### Supplied data
---

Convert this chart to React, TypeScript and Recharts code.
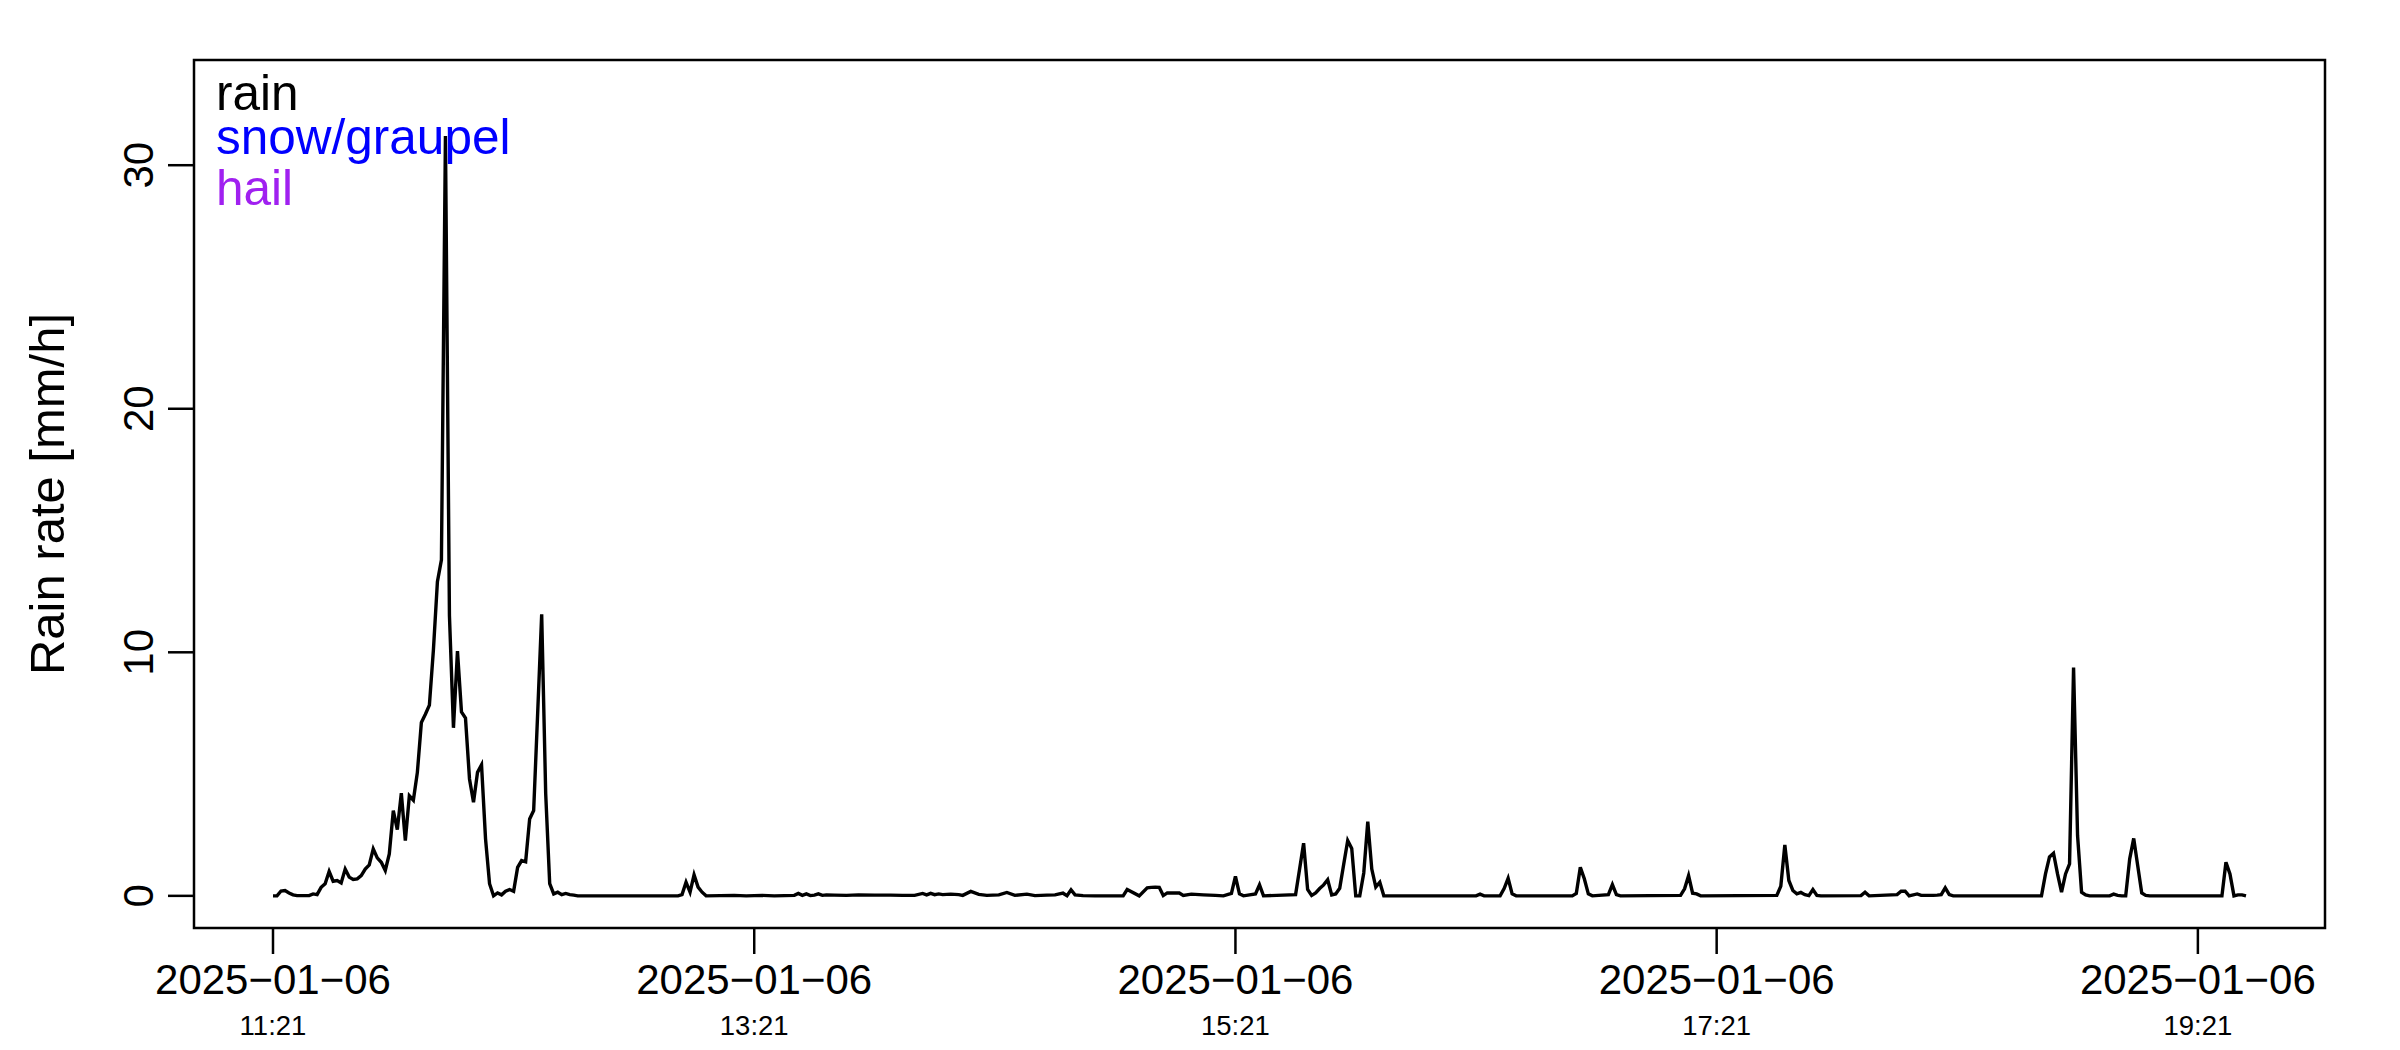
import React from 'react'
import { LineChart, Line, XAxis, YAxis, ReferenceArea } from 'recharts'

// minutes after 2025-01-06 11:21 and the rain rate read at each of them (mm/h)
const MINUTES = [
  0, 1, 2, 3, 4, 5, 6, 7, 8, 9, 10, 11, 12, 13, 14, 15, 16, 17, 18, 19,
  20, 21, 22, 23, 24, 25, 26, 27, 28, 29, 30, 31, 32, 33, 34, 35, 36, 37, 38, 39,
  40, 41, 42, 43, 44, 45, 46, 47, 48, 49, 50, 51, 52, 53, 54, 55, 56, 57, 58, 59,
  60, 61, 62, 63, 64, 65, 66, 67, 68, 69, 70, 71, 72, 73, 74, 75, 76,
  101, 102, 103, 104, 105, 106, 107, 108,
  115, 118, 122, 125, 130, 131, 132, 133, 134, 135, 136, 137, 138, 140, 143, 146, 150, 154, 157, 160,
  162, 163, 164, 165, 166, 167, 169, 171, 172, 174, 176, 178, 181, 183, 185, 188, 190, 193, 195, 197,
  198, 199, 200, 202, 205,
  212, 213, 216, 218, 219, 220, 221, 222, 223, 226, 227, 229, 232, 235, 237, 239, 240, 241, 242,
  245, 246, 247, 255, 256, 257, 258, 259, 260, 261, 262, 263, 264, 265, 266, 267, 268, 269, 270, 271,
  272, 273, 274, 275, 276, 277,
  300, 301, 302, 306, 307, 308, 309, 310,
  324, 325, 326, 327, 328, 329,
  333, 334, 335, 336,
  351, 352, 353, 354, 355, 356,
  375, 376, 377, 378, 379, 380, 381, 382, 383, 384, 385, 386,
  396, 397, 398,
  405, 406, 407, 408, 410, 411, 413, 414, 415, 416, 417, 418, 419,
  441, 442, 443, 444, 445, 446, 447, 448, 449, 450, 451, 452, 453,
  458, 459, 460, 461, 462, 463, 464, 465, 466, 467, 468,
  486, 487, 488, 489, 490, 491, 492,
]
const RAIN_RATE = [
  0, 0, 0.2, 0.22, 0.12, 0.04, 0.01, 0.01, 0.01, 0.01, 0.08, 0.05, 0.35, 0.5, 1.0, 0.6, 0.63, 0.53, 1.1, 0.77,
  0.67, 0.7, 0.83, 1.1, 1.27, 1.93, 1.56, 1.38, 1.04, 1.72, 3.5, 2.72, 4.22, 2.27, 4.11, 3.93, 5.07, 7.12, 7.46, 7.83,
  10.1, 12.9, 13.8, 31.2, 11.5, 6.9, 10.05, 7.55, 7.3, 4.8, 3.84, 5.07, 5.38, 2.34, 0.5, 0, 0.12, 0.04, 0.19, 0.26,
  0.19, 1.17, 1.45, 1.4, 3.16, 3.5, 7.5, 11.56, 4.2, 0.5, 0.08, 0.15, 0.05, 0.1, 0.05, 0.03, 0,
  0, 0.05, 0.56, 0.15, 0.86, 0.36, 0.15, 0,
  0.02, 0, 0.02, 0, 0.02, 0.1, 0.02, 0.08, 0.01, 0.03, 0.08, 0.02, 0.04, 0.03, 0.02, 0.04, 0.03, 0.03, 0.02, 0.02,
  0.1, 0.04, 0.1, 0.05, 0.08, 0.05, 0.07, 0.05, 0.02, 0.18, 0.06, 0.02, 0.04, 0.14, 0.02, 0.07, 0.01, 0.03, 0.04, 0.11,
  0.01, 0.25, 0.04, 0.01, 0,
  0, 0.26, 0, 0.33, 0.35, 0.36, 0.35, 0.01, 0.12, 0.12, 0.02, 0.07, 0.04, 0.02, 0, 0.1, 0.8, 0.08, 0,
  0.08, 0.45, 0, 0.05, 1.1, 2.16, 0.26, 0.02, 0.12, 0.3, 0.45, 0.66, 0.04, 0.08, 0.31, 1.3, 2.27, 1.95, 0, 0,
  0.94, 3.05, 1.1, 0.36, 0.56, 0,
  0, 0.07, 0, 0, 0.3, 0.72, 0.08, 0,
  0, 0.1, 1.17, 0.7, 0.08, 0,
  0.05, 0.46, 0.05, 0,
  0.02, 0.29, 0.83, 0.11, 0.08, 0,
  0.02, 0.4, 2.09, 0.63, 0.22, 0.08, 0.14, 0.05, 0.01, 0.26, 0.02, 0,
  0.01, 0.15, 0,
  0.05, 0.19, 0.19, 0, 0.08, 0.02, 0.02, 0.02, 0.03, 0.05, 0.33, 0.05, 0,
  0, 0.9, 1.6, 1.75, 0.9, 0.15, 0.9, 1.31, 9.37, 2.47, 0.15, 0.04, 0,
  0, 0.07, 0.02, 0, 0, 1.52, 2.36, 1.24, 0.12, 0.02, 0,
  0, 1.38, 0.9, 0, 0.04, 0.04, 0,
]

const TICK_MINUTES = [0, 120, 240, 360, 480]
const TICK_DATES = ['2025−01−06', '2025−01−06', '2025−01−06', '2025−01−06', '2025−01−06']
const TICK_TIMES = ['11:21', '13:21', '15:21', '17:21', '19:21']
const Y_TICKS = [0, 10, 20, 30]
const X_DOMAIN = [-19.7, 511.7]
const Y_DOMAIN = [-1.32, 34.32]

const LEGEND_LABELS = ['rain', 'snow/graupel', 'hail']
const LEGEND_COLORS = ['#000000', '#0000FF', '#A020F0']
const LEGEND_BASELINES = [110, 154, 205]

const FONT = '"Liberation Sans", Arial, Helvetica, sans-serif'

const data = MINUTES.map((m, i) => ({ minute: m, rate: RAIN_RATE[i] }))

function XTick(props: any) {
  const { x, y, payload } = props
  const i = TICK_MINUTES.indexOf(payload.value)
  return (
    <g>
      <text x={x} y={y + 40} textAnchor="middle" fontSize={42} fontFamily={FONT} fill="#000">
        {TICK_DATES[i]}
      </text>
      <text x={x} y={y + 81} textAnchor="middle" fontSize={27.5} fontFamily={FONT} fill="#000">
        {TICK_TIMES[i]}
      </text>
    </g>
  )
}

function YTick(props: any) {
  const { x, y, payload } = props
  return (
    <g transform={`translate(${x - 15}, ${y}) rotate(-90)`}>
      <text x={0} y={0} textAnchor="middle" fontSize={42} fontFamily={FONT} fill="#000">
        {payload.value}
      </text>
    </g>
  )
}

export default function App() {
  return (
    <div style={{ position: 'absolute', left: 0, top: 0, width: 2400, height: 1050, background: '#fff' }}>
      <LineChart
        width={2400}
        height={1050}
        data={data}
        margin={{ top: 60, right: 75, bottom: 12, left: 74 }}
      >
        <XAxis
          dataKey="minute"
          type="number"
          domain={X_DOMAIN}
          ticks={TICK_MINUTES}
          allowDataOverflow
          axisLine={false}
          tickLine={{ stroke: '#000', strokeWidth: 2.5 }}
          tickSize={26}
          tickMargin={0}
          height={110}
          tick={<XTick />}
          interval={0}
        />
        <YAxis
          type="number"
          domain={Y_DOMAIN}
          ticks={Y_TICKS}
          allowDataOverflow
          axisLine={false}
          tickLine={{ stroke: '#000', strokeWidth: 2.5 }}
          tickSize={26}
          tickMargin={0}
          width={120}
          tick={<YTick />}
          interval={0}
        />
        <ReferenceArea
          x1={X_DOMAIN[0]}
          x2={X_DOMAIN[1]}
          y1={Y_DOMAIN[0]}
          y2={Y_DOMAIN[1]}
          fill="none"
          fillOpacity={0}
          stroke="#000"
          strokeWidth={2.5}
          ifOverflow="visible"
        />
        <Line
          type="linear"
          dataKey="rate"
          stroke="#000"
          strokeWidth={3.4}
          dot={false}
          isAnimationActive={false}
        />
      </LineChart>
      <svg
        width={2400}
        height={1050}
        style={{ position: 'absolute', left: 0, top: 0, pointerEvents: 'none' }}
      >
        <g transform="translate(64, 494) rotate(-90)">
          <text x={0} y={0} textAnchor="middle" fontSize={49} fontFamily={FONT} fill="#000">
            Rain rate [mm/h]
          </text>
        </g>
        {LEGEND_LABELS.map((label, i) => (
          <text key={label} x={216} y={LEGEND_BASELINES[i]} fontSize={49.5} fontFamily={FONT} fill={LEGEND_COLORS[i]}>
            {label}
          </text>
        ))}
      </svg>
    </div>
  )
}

---

### The request
Look at the listing and set down only the lines from its start through the line with "XAxis, YAxis, ReferenceArea", word for word and without pictures.

### Solution for this task
Convert this chart to React, TypeScript and Recharts code.
import React from 'react'
import { LineChart, Line, XAxis, YAxis, ReferenceArea } from 'recharts'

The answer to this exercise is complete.